It was with great sadness that the members of Essex Court Chambers learnt of the death of Professor J Martin Hunter on Saturday 9 October 2021.
Martin joined Essex Court Chambers from Freshfields Bruckhaus Deringer in 1994 where he practiced as an arbitrator and advocate for many years. Martin had joined Freshfields as an articled clerk in 1961, after graduating from Pembroke College, Cambridge, and the College of Law in London. He qualified 2 years later, becoming one of the then legally limited number (20) of partners in a solicitors firm in 1967. He handled litigation as well as arbitration in the early days, and was fond of recalling that he used to instruct Tom Bingham at the Bar. As his practice developed, Martin focussed increasingly on international arbitration, and he became an early specialist in what was taking off as a discrete area of practice. He advised and acted in countless arbitration cases from the mid-1970s onwards, helped set up a separate department at the firm and encouraged many promising young lawyers to join it.
In 1986, Martin together with his partner at Freshfields, Alan Redfern, published the first edition of what soon became a leading work, The Law and Practice of International Arbitration. Unlike other English textbooks it aimed to take an international perspective and to explain the practice of international arbitration, as much as (if not more than) the legal rules of particular domestic courts. The foreword by Professor Sir Robert Jennings, who emphasized the importance of this developing area where disputes often “lie astraddle the frontiers of international law and domestic law and raise questions that do not fit into the categories of private international law either”, welcomed the book as a valuable study by two authors “who not only know how to tackle the essentially academic problems of systematising a body of law by reasoned exposition, but have the great asset of very considerable hard practical experience.”

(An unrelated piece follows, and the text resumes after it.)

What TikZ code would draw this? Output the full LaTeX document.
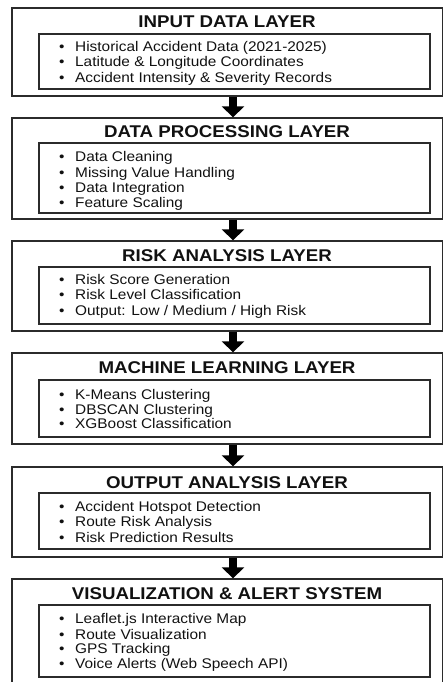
\documentclass[tikz,border=0pt]{standalone}
\usepackage{fontspec}
\setmainfont[FakeStretch=1.1]{Liberation Sans}
\usetikzlibrary{arrows.meta}
\definecolor{linegray}{HTML}{2B2B2B}
\definecolor{textblack}{HTML}{111111}
\tikzset{
  outerbox/.style={draw=linegray, line width=1.3pt, minimum width=431pt, inner sep=0pt},
  innerbox/.style={draw=linegray, line width=1.3pt, minimum width=391pt, inner sep=0pt},
  layertitle/.style={font=\bfseries\fontsize{17}{20}\selectfont, text=textblack, inner sep=0pt, anchor=base},
  item/.style={font=\fontsize{14}{16}\selectfont, text=textblack, inner sep=0pt, anchor=base west},
  flow/.style={-{Triangle[width=22pt,length=11pt]}, line width=8pt, draw=black}
}
\newcommand\bul[1]{\makebox[16pt][l]{\raisebox{0pt}{•}}#1}
\begin{document}
\begin{tikzpicture}[x=1pt,y=-1pt]
\useasboundingbox (0,0) rectangle (442,682);
% Box 1
\node[outerbox, minimum height=88pt] (o1) at (227.5,52) {};
\node[innerbox, minimum height=55pt] (n1) at (234.5,61.5) {};
\node[layertitle] (t1) at (227,28) {INPUT DATA LAYER};
\node[item] (i11) at (59,52) {\bul{Historical Accident Data (2021-2025)}};
\node[item] (i12) at (59,67) {\bul{Latitude \& Longitude Coordinates}};
\node[item] (i13) at (59,83) {\bul{Accident Intensity \& Severity Records}};
% Box 2
\node[outerbox, minimum height=101pt] (o2) at (227.5,168.5) {};
\node[innerbox, minimum height=70pt] (n2) at (234.5,178) {};
\node[layertitle] (t2) at (227,138) {DATA PROCESSING LAYER};
\node[item] (i21) at (59,161) {\bul{Data Cleaning}};
\node[item] (i22) at (59,177) {\bul{Missing Value Handling}};
\node[item] (i23) at (59,192) {\bul{Data Integration}};
\node[item] (i24) at (59,207) {\bul{Feature Scaling}};
% Box 3
\node[outerbox, minimum height=90pt] (o3) at (227.5,286) {};
\node[innerbox, minimum height=57pt] (n3) at (234.5,295.5) {};
\node[layertitle] (t3) at (227,261) {RISK ANALYSIS LAYER};
\node[item] (i31) at (59,284) {\bul{Risk Score Generation}};
\node[item] (i32) at (59,299) {\bul{Risk Level Classification}};
\node[item] (i33) at (59,315) {\bul{Output: Low / Medium / High Risk}};
% Box 4
\node[outerbox, minimum height=91pt] (o4) at (227.5,398.5) {};
\node[innerbox, minimum height=57pt] (n4) at (234.5,408.5) {};
\node[layertitle] (t4) at (227,373) {MACHINE LEARNING LAYER};
\node[item] (i41) at (59,399) {\bul{K-Means Clustering}};
\node[item] (i42) at (59,414) {\bul{DBSCAN Clustering}};
\node[item] (i43) at (59,428) {\bul{XGBoost Classification}};
% Box 5
\node[outerbox, minimum height=90pt] (o5) at (227.5,512) {};
\node[innerbox, minimum height=56pt] (n5) at (234.5,521) {};
\node[layertitle] (t5) at (227,488) {OUTPUT ANALYSIS LAYER};
\node[item] (i51) at (59,511) {\bul{Accident Hotspot Detection}};
\node[item] (i52) at (59,526) {\bul{Route Risk Analysis}};
\node[item] (i53) at (59,542) {\bul{Risk Prediction Results}};
% Box 6
\node[outerbox, minimum height=111pt] (o6) at (227.5,634.5) {};
\node[innerbox, minimum height=72pt] (n6) at (234.5,641) {};
\node[layertitle] (t6) at (227,599) {VISUALIZATION \& ALERT SYSTEM};
\node[item] (i61) at (59,623) {\bul{Leaflet.js Interactive Map}};
\node[item] (i62) at (59,639) {\bul{Route Visualization}};
\node[item] (i63) at (59,653) {\bul{GPS Tracking}};
\node[item] (i64) at (59,668) {\bul{Voice Alerts (Web Speech API)}};
% Arrows
\draw[flow] ([xshift=5.5pt]o1.south) -- ([xshift=5.5pt]o2.north);
\draw[flow] ([xshift=5.5pt]o2.south) -- ([xshift=5.5pt]o3.north);
\draw[flow] ([xshift=5.5pt]o3.south) -- ([xshift=5.5pt]o4.north);
\draw[flow] ([xshift=5.5pt]o4.south) -- ([xshift=5.5pt]o5.north);
\draw[flow] ([xshift=5.5pt]o5.south) -- ([xshift=5.5pt]o6.north);
\end{tikzpicture}
\end{document}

In 1994, with Freshfields’ then mandatory age-related retirement still a few years off, Martin decided to look for a new challenge. By that time, he was pre-eminent in all aspects of international arbitration and was frequently appointed as arbitrator in international arbitrations, especially those with a United States connection (later he was involved NAFTA cases Mexico v USA and SD Myers v Canada, and well as other investment arbitrations and huge numbers of commercial arbitrations). He decided to qualify as a barrister and to join Essex Court Chambers (which had then recently left 4 Essex Court in the Temple, by which address it was formerly known, and moved to Lincoln’s Inn Fields). The authorities at the Bar decided that, despite his vast experience, Martin should undergo a short period of pupillage (he was allocated to Graham Dunning for this purpose) and also some of the usual training courses for pupils. Martin did so enthusiastically, albeit he sought some assistance from his then co-pupil, Paul Stanley, and, unusually for a pupil, he did spend part of the required 3 months, unsupervised, as arbitrator in a major international arbitration in New York. He was duly called to the Bar in Lincoln’s Inn and became a full member of Essex Court Chambers, with a room in the main building.

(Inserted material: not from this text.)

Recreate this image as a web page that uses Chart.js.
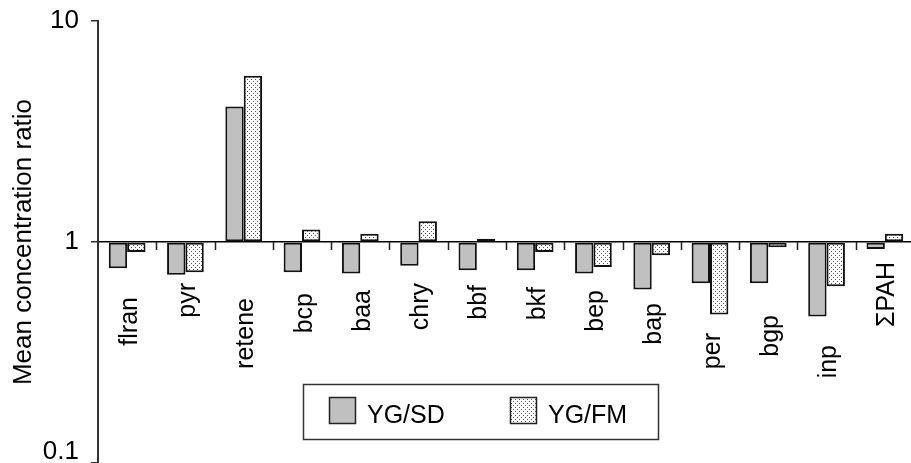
<!DOCTYPE html>
<html>
<head>
<meta charset="utf-8">
<script src="https://cdn.jsdelivr.net/npm/chart.js@4/dist/chart.umd.min.js"></script>
<style>
  html, body { margin: 0; padding: 0; background: #fff; overflow: hidden; }
  canvas { display: block; }
</style>
</head>
<body>
<canvas id="c" width="916" height="476"></canvas>
<script>
// PAH compounds and their mean concentration ratios
const categories = ['flran', 'pyr', 'retene', 'bcp', 'baa', 'chry', 'bbf', 'bkf', 'bep', 'bap', 'per', 'bgp', 'inp', 'ΣPAH'];
const seriesNames = ['YG/SD', 'YG/FM'];
const ygSD = [0.76, 0.71, 4.1, 0.73, 0.72, 0.78, 0.745, 0.745, 0.72, 0.61, 0.65, 0.65, 0.46, 0.93];
const ygFM = [0.90, 0.73, 5.65, 1.14, 1.09, 1.24, 1.035, 0.90, 0.77, 0.87, 0.47, 0.946, 0.63, 1.09];
const yTicks = [0.1, 1, 10];

// layout: how far below the ratio = 1 line each compound name begins (px)
const labelDrop = [55, 41, 56, 51, 48, 41, 43, 45, 48, 61, 91, 73, 103, 20];

const FONT = '"Liberation Sans", Arial, Helvetica, sans-serif';
const PAGE_HEIGHT = 463;
const canvas = document.getElementById('c');
const ctx2d = canvas.getContext('2d');

// sparse dot fill for the second series
function makeDots() {
  const t = document.createElement('canvas');
  t.width = 4; t.height = 4;
  const g = t.getContext('2d');
  g.fillStyle = '#ffffff';
  g.fillRect(0, 0, 4, 4);
  g.fillStyle = '#555555';
  g.fillRect(1, 1, 1, 1);
  g.fillRect(3, 3, 1, 1);
  return ctx2d.createPattern(t, 'repeat');
}
const dots = makeDots();

// value labels of the log axis, kept inside the visible page
const ratioLabels = {
  id: 'ratioLabels',
  afterDraw(chart) {
    const { ctx, chartArea, scales: { y } } = chart;
    const size = 26;
    ctx.save();
    ctx.font = size + 'px ' + FONT;
    ctx.fillStyle = '#000';
    ctx.textAlign = 'right';
    ctx.textBaseline = 'middle';
    y.ticks.forEach(t => {
      const py = Math.min(y.getPixelForValue(t.value), PAGE_HEIGHT - 11);
      ctx.fillText(String(t.value), chartArea.left - 7 - 12, py);
    });
    ctx.restore();
  }
};

// baseline ticks between categories plus the rotated compound names
const categoryAxis = {
  id: 'categoryAxis',
  afterDatasetsDraw(chart) {
    const { ctx, scales: { x, y } } = chart;
    const y1 = y.getPixelForValue(1);
    const step = x.getPixelForValue(1) - x.getPixelForValue(0);
    ctx.save();
    ctx.strokeStyle = '#222';
    ctx.lineWidth = 1.5;
    ctx.beginPath();
    for (let i = 1; i < categories.length; i++) {
      const px = Math.round(x.getPixelForValue(i) - step / 2) + 0.5;
      ctx.moveTo(px, y1);
      ctx.lineTo(px, y1 + 8);
    }
    ctx.stroke();

    const size = 25;
    ctx.font = size + 'px ' + FONT;
    ctx.fillStyle = '#000';
    ctx.textAlign = 'right';
    ctx.textBaseline = 'alphabetic';
    categories.forEach((name, i) => {
      ctx.save();
      ctx.translate(x.getPixelForValue(i) + 0.38 * size, y1 + labelDrop[i]);
      ctx.rotate(-Math.PI / 2);
      ctx.fillText(name, 0, 0);
      ctx.restore();
    });
    ctx.restore();
  }
};

// boxed legend sitting inside the plot area
const boxedLegend = {
  id: 'boxedLegend',
  afterDraw(chart) {
    const { ctx, chartArea } = chart;
    const bx = chartArea.left + 205, by = chartArea.top + 363, bw = 355, bh = 55;
    ctx.save();
    ctx.fillStyle = '#fff';
    ctx.fillRect(bx, by, bw, bh);
    ctx.strokeStyle = '#333';
    ctx.lineWidth = 1.5;
    ctx.strokeRect(bx + 0.5, by + 0.5, bw, bh);
    ctx.font = '25px ' + FONT;
    ctx.textAlign = 'left';
    ctx.textBaseline = 'alphabetic';
    chart.data.datasets.forEach((ds, k) => {
      const sx = bx + 26 + k * 181, sy = by + 13, s = 27;
      ctx.fillStyle = ds.backgroundColor;
      ctx.fillRect(sx, sy, s, s);
      ctx.strokeStyle = '#222';
      ctx.lineWidth = 1.5;
      ctx.strokeRect(sx + 0.5, sy + 0.5, s - 1, s - 1);
      ctx.fillStyle = '#000';
      ctx.fillText(ds.label, sx + s + 11, sy + s - 1);
    });
    ctx.restore();
  }
};

new Chart(canvas, {
  type: 'bar',
  data: {
    labels: categories,
    datasets: [
      {
        label: seriesNames[0],
        data: ygSD,
        base: 1,
        backgroundColor: '#c0c0c0',
        borderColor: '#111',
        borderWidth: 2,
        borderSkipped: false
      },
      {
        label: seriesNames[1],
        data: ygFM,
        base: 1,
        backgroundColor: dots,
        borderColor: '#111',
        borderWidth: 2,
        borderSkipped: false
      }
    ]
  },
  options: {
    responsive: false,
    animation: false,
    devicePixelRatio: 1,
    layout: { padding: { top: 21, right: 2, bottom: 13, left: 0 } },
    datasets: { bar: { categoryPercentage: 0.63, barPercentage: 1 } },
    plugins: { legend: { display: false }, tooltip: { enabled: false } },
    scales: {
      x: { display: false, offset: true },
      y: {
        type: 'logarithmic',
        min: 0.1,
        max: 10,
        afterBuildTicks: s => { s.ticks = yTicks.map(v => ({ value: v })); },
        afterFit: s => { s.width = 98; s.paddingTop = 0; s.paddingBottom = 0; },
        ticks: { display: false },
        grid: {
          color: c => (c.tick && c.tick.value === 1) ? '#000' : 'rgba(0,0,0,0)',
          lineWidth: 1.5,
          tickColor: '#333',
          tickWidth: 1.5,
          tickLength: 7
        },
        border: { color: '#333', width: 2 },
        title: {
          display: true,
          text: 'Mean concentration ratio',
          color: '#000',
          font: { family: FONT, size: 26 },
          padding: { top: 8, bottom: 0 }
        }
      }
    }
  },
  plugins: [categoryAxis, ratioLabels, boxedLegend]
});
</script>
</body>
</html>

The addition of Martin (as well as others who joined Essex Court Chambers as door tenants at around this time and in the following decade) helped to raise the profile of the set around the world as containing many leading barristers specialising in all types of international arbitration.
Whilst practising at Essex Court Chambers, Martin served as chairman of the board of trustees of the Dubai International Arbitration Centre and he was deputy chairman of the Departmental Advisory Committee on Arbitration Law, at the time when under the Chairmanship of Lord Justice Saville, the committee was (eventually) able to ensure the enactment on a draft Arbitration Bill updating the English law of arbitration, which became the 1996 English Arbitration Act. Martin was also a member of the Council of ICCA and participated in the work of other organisations active in the field, including the AAA, IBA, ITA, UNCITRAL and the ICC and LCIA courts.

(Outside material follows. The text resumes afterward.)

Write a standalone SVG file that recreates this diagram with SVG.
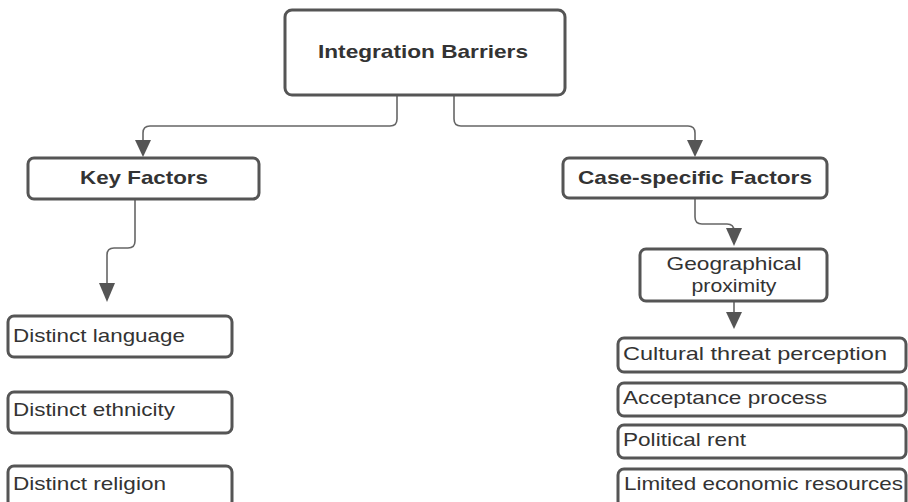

Part of Martin’s thinking on joining Essex Court Chambers was that the independence of the Bar would allow him to get increasingly involved in legal education (perhaps following in the footsteps of his father, who had taught at Winchester College). For many years, Martin taught arbitration courses in Florida (where conveniently he had a house at Boca Raton, at which he kept an identical set of golf clubs to that which he had at Sunningdale in England) and in 1995 he became chair of dispute resolution at Nottingham Trent University, where he was appointed as emeritus professor in 2010. Over the years, he also taught at several other universities in different parts of the globe, including in India, Hungary and Brazil and at King’s College in London.
In addition to his considerable professional skills, Martin was open, charming and loved travelling and engaging with people of all backgrounds. He inspired many young lawyers to pursue careers in international arbitration. As Constantine Partasides QC of Three Crowns is reported to have told GAR: “Martin had the vision to see that international arbitration should be a speciality … But beyond his many professional achievements he was a kind, generous, enthusiastic, optimistic mentor and friend who was always looking to help the new generation of young arbitration lawyers, throughout the world with a particular focus on India”.
The arbitration community has lost one of its greatest practitioners. Our thoughts are with Martin’s wife Linda, family and many friends during this time.